Jesus knew that there were those among his hearers who have rejected both his messenger, John the Baptist, and he himself – the Lord. The Pharisees, the experts in the law, and even many of the crowd who seemed to follow him everywhere – wanted him to do and to be only what they wanted, only what they thought appropriate, only what pleased them – Luke 7:31 – 34. The bottom line is that neither the stern Baptist nor the compassionate Lord met their expectations. Only the truly wise could see that both John’s preaching and Jesus teaching were right – verse 35.

 

D. SIMON THE PHARISEE and THE UNNAMED WOMAN – Luke 7:36 – 50

Two people with entirely different reputations. Two people with violently conflicting moral standards. Two people of diverse social status. Two people interacting with Jesus in one encounter.

Both had met Jesus before.
Both were sinners needing a Saviour.

One, Simon, did not realise he was a sinner. He did not realise that this teacher he had invited to dinner was the Saviour of the world. He did not realise that this man, to whom he did not show common courtesy, could see through his external righteousness right into the poverty of his heart.

The other, an unnamed woman, knew that she was a sinner. She didn’t hide it; she couldn’t hide it. Deep in her heart she had struggled with the guilt and the shame of it. The fear of God’s judgment was constantly in her thoughts. There was nothing she could do about it … until she listened to Jesus.

And that had happened some time before.

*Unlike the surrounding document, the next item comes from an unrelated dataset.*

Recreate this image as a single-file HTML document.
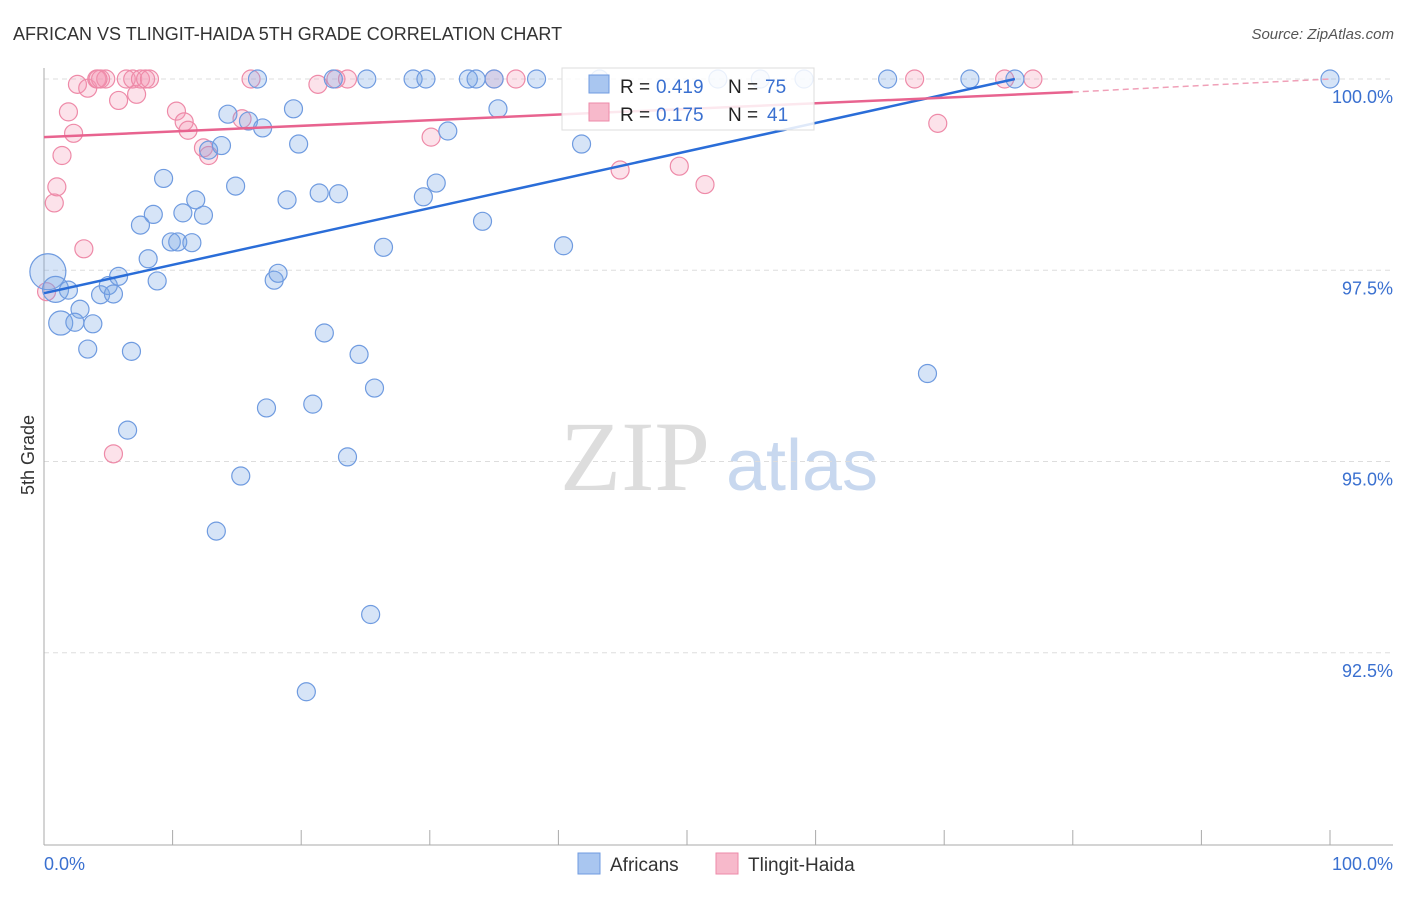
<!DOCTYPE html>
<html><head><meta charset="utf-8"><style>
body{margin:0;background:#fff;font-family:"Liberation Sans",sans-serif;}
svg text{font-family:"Liberation Sans",sans-serif;}
</style></head><body>
<svg id="chart" width="1406" height="892" viewBox="0 0 1406 892">
<text x="13" y="40" font-size="18" fill="#333">AFRICAN VS TLINGIT-HAIDA 5TH GRADE CORRELATION CHART</text>
<text x="1394" y="39" font-size="15" fill="#555" text-anchor="end" font-style="italic">Source: ZipAtlas.com</text>
<text x="34" y="455" font-size="18" fill="#333" transform="rotate(-90 34 455)" text-anchor="middle">5th Grade</text>
<g>
<text x="635" y="490" font-size="100" fill="#ddd" text-anchor="middle" style="font-family:'Liberation Serif',serif">ZIP</text>
<text x="802" y="490" font-size="72" fill="#c8d8ef" text-anchor="middle">atlas</text>
</g>
<g id="grid"></g>
<g id="axes"></g>
<g id="pts"></g>
<g id="lines"></g>
<g>
<rect x="562" y="68" width="252" height="62" fill="#fff" fill-opacity="0.85" stroke="#ddd"/>
<rect x="589" y="75" width="20" height="18" fill="#a9c6f0" stroke="#6f9be0"/>
<rect x="589" y="103" width="20" height="18" fill="#f7b9cb" stroke="#ee8aa8"/>
<text x="620" y="93" font-size="19" fill="#222">R =</text>
<text x="656" y="93" font-size="19" fill="#3a70d0">0.419</text>
<text x="728" y="93" font-size="19" fill="#222">N =</text>
<text x="765" y="93" font-size="19" fill="#3a70d0">75</text>
<text x="620" y="121" font-size="19" fill="#222">R =</text>
<text x="656" y="121" font-size="19" fill="#3a70d0">0.175</text>
<text x="728" y="121" font-size="19" fill="#222">N =</text>
<text x="767" y="121" font-size="19" fill="#3a70d0">41</text>
</g>
<g>
<rect x="578" y="853" width="22" height="21" fill="#a9c6f0" stroke="#6f9be0"/>
<text x="610" y="871" font-size="19" fill="#333">Africans</text>
<rect x="716" y="853" width="22" height="21" fill="#f7b9cb" stroke="#ee8aa8"/>
<text x="748" y="871" font-size="19" fill="#333">Tlingit-Haida</text>
</g>
</svg>
<script>
const yTicks=[100,97.5,95,92.5];
const yTickLabels=["100.0%","97.5%","95.0%","92.5%"];
const xTicks=[0,10,20,30,40,50,60,70,80,90,100];
const xEndLabels=["0.0%","100.0%"];
const africansX=[0.3,0.9,1.3,1.9,2.8,2.4,3.4,3.8,4.4,5.0,5.4,5.8,6.5,6.8,7.5,8.1,8.5,8.8,9.3,9.9,10.4,10.8,11.5,11.8,12.4,12.8,13.8,14.3,14.9,15.3,15.9,13.4,16.6,17.0,17.3,17.9,18.2,18.9,19.4,19.8,20.4,20.9,21.4,21.8,22.5,22.9,23.6,24.5,25.1,25.4,25.7,26.4,28.7,29.5,29.7,30.5,31.4,33.0,33.6,34.1,35.0,35.3,38.3,40.4,41.8,43.2,52.4,55.7,59.1,65.6,68.7,72.0,75.5,100];
const africansY=[97.48,97.25,96.81,97.24,96.99,96.82,96.47,96.8,97.18,97.3,97.19,97.42,95.41,96.44,98.09,97.65,98.23,97.36,98.7,97.87,97.87,98.25,97.86,98.42,98.22,99.07,99.13,99.54,98.6,94.81,99.45,94.09,100,99.36,95.7,97.37,97.46,98.42,99.61,99.15,91.99,95.75,98.51,96.68,100,98.5,95.06,96.4,100,93.0,95.96,97.8,100,98.46,100,98.64,99.32,100,100,98.14,100,99.61,100,97.82,99.15,100,100,100,100,100,96.15,100,100,100];
const africansR=[18,13,12,9,9,9,9,9,9,9,9,9,9,9,9,9,9,9,9,9,9,9,9,9,9,9,9,9,9,9,9,9,9,9,9,9,9,9,9,9,9,9,9,9,9,9,9,9,9,9,9,9,9,9,9,9,9,9,9,9,9,9,9,9,9,9,9,9,9,9,9,9,9,9];
const tlingitX=[0.2,0.8,1.0,1.4,1.9,2.3,2.6,3.1,3.4,4.1,4.4,4.8,5.4,5.8,6.4,6.9,7.2,7.5,7.9,8.2,10.3,10.9,11.2,12.4,12.8,15.4,16.1,21.3,22.7,23.6,30.1,35.0,36.7,44.8,49.4,51.4,67.7,69.5,74.7,76.9,4.2];
const tlingitY=[97.22,98.38,98.59,99.0,99.57,99.29,99.93,97.78,99.88,100,100,100,95.1,99.72,100,100,99.8,100,100,100,99.58,99.44,99.33,99.1,99.0,99.48,100,99.93,100,100,99.24,100,100,98.81,98.86,98.62,100,99.42,100,100,100];
const tlingitR=Array(41).fill(9);
const africansTrend=[0,97.2,75.5,100];
const tlingitTrend=[0,99.24,80,99.83,100,100];
const X=v=>44+v*12.86, Y=v=>79+(100-v)*76.5;
const NS="http://www.w3.org/2000/svg";
function mk(t,a,p){const e=document.createElementNS(NS,t);for(const k in a)e.setAttribute(k,a[k]);p.appendChild(e);return e;}
const grid=document.getElementById('grid'),axes=document.getElementById('axes'),pts=document.getElementById('pts'),lines=document.getElementById('lines');
yTicks.forEach((t,i)=>{
 const l=mk('line',{x1:44,x2:1393,y1:Y(t),y2:Y(t),stroke:'#ddd','stroke-dasharray':'5,4'},grid);
 
 
 const tx=mk('text',{x:1393,y:Y(t)+24,'font-size':18,fill:'#3a70d0','text-anchor':'end'},axes);
 tx.textContent=yTickLabels[i];
 
 
});
const ya=mk('line',{x1:44,x2:44,y1:68,y2:845,stroke:'#aaa'},axes);


const xa=mk('line',{x1:44,x2:1393,y1:845,y2:845,stroke:'#aaa'},axes);


xTicks.forEach(t=>{
 const l=mk('line',{x1:X(t),x2:X(t),y1:830,y2:845,stroke:'#aaa'},axes);
 
 
});
const xl0=mk('text',{x:44,y:870,'font-size':18,fill:'#3a70d0'},axes);xl0.textContent=xEndLabels[0];


const xl1=mk('text',{x:1393,y:870,'font-size':18,fill:'#3a70d0','text-anchor':'end'},axes);xl1.textContent=xEndLabels[1];


tlingitX.forEach((x,i)=>{
 const c=mk('circle',{cx:X(x),cy:Y(tlingitY[i]),r:tlingitR[i],fill:'rgba(244,150,180,0.28)',stroke:'#ee8aa8','stroke-width':1.2},pts);
 
 
});
africansX.forEach((x,i)=>{
 const c=mk('circle',{cx:X(x),cy:Y(africansY[i]),r:africansR[i],fill:'rgba(120,165,230,0.3)',stroke:'#6f9be0','stroke-width':1.2},pts);
 
 
});
const bl=mk('line',{x1:X(africansTrend[0]),y1:Y(africansTrend[1]),x2:X(africansTrend[2]),y2:Y(africansTrend[3]),stroke:'#2a6dd8','stroke-width':2.5},lines);


const pl=mk('line',{x1:X(tlingitTrend[0]),y1:Y(tlingitTrend[1]),x2:X(tlingitTrend[2]),y2:Y(tlingitTrend[3]),stroke:'#e8638f','stroke-width':2.5},lines);


const pd=mk('line',{x1:X(tlingitTrend[2]),y1:Y(tlingitTrend[3]),x2:X(tlingitTrend[4]),y2:Y(tlingitTrend[5]),stroke:'#f0a0b8','stroke-width':1.5,'stroke-dasharray':'6,4'},lines);


</script>
</body></html>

Hearing Jesus speak of repentance and faith, hearing him offer the way of forgiveness into the kingdom of God, her guilt and shame and fear had been lifted, and now her heart was filled with incredible peace and overflowing with love and gratitude towards this man who had set her free from her deep guilt.

The cold and formal atmosphere of Simon’s dinner party was shattered when this uninvited woman came in and tearfully and extravagantly expressed her grateful love. She knew, and Jesus knew, that her many sins had been forgiven.

Highly offended by her behaviour, Simon questioned the integrity of Jesus. ‘Surely,’ he reasoned, ‘Jesus would know how sinful this woman is, if he were really a prophet? Surely, he would not let her defile him by her touch?’

But Jesus did know who she was. He knew the repentance and renewal that had taken place. He had seen her standing listening on the edge of a crowd. He had seen her heart’s response.
In a pointed story Jesus explained the difference between Simon and the woman: she loves much because she knows she has been forgiven much. Simon loves little because, confident of his own righteousness, he also has no awareness of any need for forgiveness, and, therefore, little, if any, love towards Jesus.

This incident highlights two opposite responses to Jesus and his teaching: a sinner who knows she is a sinner and who, knowing the grace of Jesus’ forgiveness, overflows with love for him; and a Pharisee, whose law-based perception of his own ‘righteousness’, leaves no room for mercy, grace, forgiveness and love.

Answer these questions about Luke 7:36 – 50
What did Jesus know about Simon that may not have been obvious to others?

 

What did Jesus know about this woman in addition to her reputation that was known by everyone?

 

What did Simon not know about this woman?

What did the woman know, that only she and Jesus knew?

What did this woman have that Simon did not have?

Which of these two people understood the mercy and grace of the Lord Jesus?

What right does Jesus have to forgive sins?

How did Jesus confirm her faith and assure her of her salvation?

With whom do you identify in this story?

What challenges you in this story?

This report gives us a living demonstration of the spiritual outcome of believing in Jesus Christ. This woman believed (verse 50) in Jesus and because she believed in him, she also believed him. Believing in him is what saved her. Believing in him, is what brought her forgiveness of sin (note the contrast with John 8:24). Believing in him, she also believed his teaching, his message, his good news, and, understanding/knowing that she was forgiven, cast aside everything but her desire to express her gratitude in this action of extravagant love.